Task →
Retype only what runs from the first line of the listing to the line holding "-- (618,353) -- (627,347) -- cycle;", both included. Do not retype the pictures.

Stored records →
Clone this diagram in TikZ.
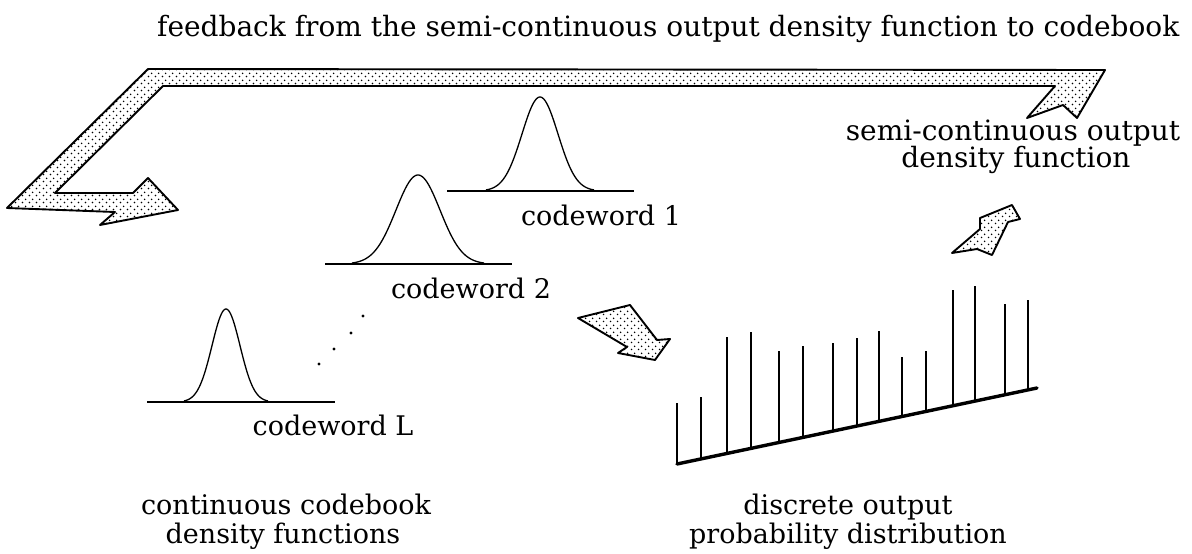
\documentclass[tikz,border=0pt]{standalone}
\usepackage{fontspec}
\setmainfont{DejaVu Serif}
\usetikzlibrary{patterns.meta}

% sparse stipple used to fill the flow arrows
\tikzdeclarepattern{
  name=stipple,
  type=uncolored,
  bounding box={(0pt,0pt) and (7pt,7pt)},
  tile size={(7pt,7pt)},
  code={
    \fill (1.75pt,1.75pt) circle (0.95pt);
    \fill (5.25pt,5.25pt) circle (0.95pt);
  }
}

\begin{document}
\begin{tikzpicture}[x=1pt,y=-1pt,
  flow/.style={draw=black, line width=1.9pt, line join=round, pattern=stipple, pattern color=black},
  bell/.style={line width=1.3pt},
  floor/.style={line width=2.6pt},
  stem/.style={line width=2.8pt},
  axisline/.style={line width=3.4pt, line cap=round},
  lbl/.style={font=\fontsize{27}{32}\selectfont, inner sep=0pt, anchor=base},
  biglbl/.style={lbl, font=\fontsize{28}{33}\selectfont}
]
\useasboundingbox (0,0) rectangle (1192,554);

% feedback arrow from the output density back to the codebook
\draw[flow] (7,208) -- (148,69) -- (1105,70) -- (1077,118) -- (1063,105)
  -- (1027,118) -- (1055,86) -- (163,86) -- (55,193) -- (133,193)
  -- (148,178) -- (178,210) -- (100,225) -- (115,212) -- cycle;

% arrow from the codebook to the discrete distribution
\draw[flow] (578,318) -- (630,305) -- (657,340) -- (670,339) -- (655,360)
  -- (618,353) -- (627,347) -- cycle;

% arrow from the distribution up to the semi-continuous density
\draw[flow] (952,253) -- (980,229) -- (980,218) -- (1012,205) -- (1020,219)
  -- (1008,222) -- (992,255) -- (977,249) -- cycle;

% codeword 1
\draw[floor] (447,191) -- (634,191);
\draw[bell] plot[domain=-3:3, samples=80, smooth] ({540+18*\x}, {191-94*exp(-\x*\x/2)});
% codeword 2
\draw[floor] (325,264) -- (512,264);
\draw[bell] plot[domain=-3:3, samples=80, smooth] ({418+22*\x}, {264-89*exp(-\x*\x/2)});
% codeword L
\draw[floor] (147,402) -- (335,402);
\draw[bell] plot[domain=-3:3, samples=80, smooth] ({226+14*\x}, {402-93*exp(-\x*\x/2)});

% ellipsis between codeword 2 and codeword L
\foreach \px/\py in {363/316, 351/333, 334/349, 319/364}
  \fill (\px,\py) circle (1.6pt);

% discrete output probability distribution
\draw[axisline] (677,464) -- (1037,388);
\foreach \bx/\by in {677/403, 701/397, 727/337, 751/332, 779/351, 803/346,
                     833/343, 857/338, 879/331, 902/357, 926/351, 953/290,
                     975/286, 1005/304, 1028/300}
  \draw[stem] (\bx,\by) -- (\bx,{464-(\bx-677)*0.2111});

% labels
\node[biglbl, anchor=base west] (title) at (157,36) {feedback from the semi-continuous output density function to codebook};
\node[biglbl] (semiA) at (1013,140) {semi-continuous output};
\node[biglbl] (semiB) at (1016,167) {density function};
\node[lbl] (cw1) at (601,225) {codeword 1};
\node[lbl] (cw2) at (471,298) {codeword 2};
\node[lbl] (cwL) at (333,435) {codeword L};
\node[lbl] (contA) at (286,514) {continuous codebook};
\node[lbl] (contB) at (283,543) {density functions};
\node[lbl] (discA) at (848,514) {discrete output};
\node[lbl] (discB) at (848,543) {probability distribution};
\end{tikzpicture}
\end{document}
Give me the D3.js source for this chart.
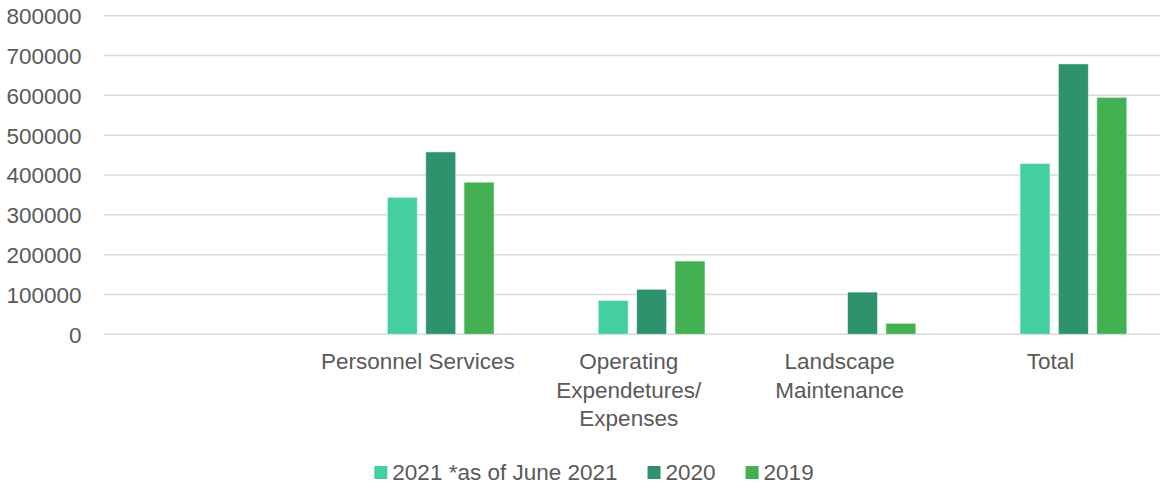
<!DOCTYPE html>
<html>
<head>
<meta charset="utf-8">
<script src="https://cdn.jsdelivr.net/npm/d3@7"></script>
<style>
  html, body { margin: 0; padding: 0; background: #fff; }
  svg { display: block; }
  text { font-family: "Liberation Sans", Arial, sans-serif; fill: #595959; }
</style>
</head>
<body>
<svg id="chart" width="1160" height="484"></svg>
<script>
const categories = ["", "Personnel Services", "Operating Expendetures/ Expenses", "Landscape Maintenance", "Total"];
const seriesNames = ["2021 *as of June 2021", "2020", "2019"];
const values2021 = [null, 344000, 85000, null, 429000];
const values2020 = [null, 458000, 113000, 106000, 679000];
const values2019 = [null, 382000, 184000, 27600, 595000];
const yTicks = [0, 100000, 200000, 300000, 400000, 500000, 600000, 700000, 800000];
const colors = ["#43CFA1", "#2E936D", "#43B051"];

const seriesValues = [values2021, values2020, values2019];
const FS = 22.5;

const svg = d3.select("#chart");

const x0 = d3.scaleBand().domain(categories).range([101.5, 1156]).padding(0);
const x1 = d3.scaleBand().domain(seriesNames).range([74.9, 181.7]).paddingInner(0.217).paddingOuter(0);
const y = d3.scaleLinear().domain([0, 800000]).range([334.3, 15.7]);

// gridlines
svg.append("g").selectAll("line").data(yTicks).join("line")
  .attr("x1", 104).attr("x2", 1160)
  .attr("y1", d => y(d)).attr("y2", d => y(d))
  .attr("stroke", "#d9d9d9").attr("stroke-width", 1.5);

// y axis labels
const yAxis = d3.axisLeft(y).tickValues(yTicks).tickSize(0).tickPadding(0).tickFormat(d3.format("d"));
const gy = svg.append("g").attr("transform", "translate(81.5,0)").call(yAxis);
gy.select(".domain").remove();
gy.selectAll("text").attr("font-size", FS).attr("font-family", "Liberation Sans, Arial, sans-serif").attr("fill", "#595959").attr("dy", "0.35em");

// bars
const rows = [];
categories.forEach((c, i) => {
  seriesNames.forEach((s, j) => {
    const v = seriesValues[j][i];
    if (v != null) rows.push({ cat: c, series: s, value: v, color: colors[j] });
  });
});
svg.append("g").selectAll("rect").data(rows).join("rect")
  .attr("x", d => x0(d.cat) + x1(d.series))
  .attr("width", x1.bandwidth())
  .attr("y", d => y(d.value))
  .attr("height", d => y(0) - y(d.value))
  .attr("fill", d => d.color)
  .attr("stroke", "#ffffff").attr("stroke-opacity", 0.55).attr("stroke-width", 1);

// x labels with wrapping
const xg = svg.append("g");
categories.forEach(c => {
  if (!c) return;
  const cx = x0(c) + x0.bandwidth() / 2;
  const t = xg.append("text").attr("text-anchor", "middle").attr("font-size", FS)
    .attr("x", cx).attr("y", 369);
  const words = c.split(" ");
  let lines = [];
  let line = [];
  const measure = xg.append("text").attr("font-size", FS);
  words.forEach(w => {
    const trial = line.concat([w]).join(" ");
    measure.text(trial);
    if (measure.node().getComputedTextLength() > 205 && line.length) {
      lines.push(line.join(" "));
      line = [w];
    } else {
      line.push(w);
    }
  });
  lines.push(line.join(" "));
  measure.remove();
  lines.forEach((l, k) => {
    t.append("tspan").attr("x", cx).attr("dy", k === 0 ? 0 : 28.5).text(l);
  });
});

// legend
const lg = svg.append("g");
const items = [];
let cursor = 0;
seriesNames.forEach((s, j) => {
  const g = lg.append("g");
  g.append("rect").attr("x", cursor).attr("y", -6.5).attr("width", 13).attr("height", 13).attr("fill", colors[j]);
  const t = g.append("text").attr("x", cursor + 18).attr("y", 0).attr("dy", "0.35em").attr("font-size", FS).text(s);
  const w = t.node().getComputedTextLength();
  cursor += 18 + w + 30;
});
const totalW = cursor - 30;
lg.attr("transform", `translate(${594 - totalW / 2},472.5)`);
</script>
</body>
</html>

Result for this exercise →
Clone this diagram in TikZ.
\documentclass[tikz,border=0pt]{standalone}
\usepackage{fontspec}
\setmainfont{DejaVu Serif}
\usetikzlibrary{patterns.meta}

% sparse stipple used to fill the flow arrows
\tikzdeclarepattern{
  name=stipple,
  type=uncolored,
  bounding box={(0pt,0pt) and (7pt,7pt)},
  tile size={(7pt,7pt)},
  code={
    \fill (1.75pt,1.75pt) circle (0.95pt);
    \fill (5.25pt,5.25pt) circle (0.95pt);
  }
}

\begin{document}
\begin{tikzpicture}[x=1pt,y=-1pt,
  flow/.style={draw=black, line width=1.9pt, line join=round, pattern=stipple, pattern color=black},
  bell/.style={line width=1.3pt},
  floor/.style={line width=2.6pt},
  stem/.style={line width=2.8pt},
  axisline/.style={line width=3.4pt, line cap=round},
  lbl/.style={font=\fontsize{27}{32}\selectfont, inner sep=0pt, anchor=base},
  biglbl/.style={lbl, font=\fontsize{28}{33}\selectfont}
]
\useasboundingbox (0,0) rectangle (1192,554);

% feedback arrow from the output density back to the codebook
\draw[flow] (7,208) -- (148,69) -- (1105,70) -- (1077,118) -- (1063,105)
  -- (1027,118) -- (1055,86) -- (163,86) -- (55,193) -- (133,193)
  -- (148,178) -- (178,210) -- (100,225) -- (115,212) -- cycle;

% arrow from the codebook to the discrete distribution
\draw[flow] (578,318) -- (630,305) -- (657,340) -- (670,339) -- (655,360)
  -- (618,353) -- (627,347) -- cycle;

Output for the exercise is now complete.